List each line of the data that holds the string "this".

### Available records
* BEGIN *

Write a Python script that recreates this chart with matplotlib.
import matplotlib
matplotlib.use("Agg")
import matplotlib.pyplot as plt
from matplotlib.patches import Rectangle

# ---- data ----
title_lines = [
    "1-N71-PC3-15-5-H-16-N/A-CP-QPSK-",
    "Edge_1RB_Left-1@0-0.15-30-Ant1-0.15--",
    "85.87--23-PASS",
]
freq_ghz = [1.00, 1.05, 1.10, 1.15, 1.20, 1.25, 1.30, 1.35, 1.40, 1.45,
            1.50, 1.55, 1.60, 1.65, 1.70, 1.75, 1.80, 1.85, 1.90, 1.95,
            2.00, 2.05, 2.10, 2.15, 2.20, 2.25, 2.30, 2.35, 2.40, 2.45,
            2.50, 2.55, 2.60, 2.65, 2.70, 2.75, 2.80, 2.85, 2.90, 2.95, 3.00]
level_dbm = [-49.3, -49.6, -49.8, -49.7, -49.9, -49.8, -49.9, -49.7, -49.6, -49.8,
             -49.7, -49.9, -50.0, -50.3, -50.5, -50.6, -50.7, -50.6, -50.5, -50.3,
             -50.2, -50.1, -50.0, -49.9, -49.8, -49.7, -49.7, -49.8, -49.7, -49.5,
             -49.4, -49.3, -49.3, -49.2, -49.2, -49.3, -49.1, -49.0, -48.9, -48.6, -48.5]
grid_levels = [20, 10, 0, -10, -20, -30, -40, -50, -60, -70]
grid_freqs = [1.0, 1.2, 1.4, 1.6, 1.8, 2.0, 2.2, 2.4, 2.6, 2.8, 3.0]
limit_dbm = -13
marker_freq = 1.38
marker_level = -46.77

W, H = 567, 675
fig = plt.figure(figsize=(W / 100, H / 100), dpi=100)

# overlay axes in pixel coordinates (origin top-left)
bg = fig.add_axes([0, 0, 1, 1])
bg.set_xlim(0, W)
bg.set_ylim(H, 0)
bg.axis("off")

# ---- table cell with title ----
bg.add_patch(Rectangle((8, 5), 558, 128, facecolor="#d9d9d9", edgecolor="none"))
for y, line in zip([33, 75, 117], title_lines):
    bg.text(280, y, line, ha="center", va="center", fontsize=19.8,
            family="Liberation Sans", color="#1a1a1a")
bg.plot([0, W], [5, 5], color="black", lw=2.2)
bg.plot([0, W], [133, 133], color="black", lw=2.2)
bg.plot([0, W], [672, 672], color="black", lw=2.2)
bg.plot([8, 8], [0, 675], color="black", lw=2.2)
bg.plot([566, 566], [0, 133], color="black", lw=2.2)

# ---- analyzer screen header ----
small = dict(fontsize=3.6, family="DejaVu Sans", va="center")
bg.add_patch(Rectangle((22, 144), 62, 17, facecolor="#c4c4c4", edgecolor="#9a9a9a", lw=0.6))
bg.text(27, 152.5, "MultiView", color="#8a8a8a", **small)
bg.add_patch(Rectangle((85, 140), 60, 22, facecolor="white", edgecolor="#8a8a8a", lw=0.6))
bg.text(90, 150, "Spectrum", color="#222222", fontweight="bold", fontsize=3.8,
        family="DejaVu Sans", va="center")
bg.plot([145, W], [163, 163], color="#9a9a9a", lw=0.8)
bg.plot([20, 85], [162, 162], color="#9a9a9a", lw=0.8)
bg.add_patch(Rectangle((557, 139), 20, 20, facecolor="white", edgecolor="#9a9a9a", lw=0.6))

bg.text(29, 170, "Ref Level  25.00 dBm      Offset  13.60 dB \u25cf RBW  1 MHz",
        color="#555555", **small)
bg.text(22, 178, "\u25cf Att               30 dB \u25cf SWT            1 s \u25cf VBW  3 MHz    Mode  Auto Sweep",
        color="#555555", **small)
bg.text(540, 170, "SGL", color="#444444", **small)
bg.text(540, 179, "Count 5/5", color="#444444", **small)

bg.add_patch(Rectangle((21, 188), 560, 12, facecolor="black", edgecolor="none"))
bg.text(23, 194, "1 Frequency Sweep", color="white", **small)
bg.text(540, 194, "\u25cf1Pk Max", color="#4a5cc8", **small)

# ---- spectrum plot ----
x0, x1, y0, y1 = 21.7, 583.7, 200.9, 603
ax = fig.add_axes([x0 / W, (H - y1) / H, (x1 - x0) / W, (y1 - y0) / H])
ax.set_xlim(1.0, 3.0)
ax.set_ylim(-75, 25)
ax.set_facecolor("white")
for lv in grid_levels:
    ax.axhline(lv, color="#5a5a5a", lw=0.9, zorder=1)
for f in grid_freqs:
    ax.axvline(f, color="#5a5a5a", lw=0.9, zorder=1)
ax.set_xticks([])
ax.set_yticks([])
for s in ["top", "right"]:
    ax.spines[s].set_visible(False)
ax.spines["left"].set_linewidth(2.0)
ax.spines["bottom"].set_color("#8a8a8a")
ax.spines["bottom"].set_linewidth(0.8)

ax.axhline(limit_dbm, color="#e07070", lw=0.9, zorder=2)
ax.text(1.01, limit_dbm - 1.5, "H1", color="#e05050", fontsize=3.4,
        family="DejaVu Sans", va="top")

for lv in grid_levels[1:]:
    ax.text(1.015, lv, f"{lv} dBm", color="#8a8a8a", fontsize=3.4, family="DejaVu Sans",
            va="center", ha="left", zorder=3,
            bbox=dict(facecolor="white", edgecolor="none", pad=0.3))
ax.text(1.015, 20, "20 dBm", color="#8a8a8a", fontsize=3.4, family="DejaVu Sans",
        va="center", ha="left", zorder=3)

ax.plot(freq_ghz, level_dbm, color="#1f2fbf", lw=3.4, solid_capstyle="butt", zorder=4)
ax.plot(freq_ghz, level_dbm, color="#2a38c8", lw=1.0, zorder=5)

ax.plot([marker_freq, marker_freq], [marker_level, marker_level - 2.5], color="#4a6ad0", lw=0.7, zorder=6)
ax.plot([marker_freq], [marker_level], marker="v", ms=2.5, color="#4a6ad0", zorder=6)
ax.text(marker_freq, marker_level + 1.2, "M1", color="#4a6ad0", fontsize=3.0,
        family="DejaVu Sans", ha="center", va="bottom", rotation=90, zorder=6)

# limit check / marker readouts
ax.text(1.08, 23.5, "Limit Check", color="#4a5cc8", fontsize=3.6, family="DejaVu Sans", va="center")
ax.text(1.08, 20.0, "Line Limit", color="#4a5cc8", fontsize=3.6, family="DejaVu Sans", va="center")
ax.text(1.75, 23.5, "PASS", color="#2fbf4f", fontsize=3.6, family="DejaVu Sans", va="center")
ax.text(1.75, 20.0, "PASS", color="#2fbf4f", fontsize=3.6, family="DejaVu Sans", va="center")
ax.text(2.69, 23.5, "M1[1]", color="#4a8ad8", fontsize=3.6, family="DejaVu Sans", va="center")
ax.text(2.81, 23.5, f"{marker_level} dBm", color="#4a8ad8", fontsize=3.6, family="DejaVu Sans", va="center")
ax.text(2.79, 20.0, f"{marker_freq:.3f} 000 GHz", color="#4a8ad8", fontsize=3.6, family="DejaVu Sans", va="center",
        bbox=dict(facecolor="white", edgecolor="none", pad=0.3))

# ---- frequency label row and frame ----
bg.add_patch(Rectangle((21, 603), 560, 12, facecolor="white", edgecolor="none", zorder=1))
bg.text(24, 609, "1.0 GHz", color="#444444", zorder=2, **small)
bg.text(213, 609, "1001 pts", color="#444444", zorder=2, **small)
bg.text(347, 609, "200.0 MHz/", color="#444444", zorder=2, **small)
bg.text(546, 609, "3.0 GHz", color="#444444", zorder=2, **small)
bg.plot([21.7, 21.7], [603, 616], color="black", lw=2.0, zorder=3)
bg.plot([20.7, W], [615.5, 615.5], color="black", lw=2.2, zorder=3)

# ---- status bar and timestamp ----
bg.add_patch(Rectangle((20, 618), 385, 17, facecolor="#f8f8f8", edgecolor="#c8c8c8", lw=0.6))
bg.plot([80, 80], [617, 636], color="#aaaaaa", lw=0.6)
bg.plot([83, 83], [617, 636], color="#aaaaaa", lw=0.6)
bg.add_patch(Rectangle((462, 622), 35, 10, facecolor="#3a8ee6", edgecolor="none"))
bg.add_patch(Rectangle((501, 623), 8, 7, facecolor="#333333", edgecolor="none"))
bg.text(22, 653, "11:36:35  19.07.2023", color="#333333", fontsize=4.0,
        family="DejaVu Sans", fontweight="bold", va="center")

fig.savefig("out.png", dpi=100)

* END *
* BEGIN *

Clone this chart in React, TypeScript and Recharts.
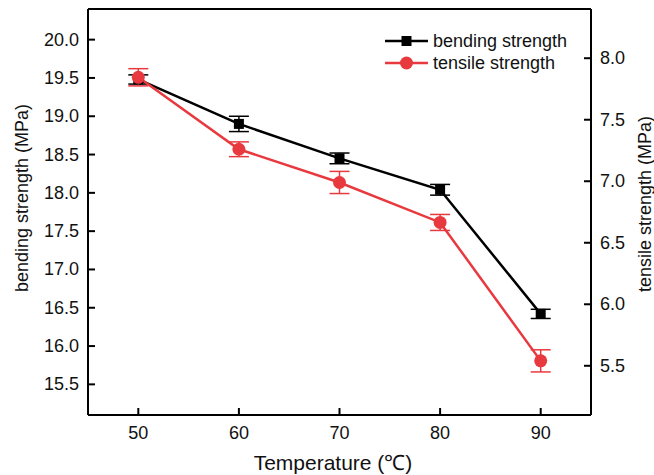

* END *

### Task response
Write a Python script that recreates this chart with matplotlib.
Clone this chart in React, TypeScript and Recharts.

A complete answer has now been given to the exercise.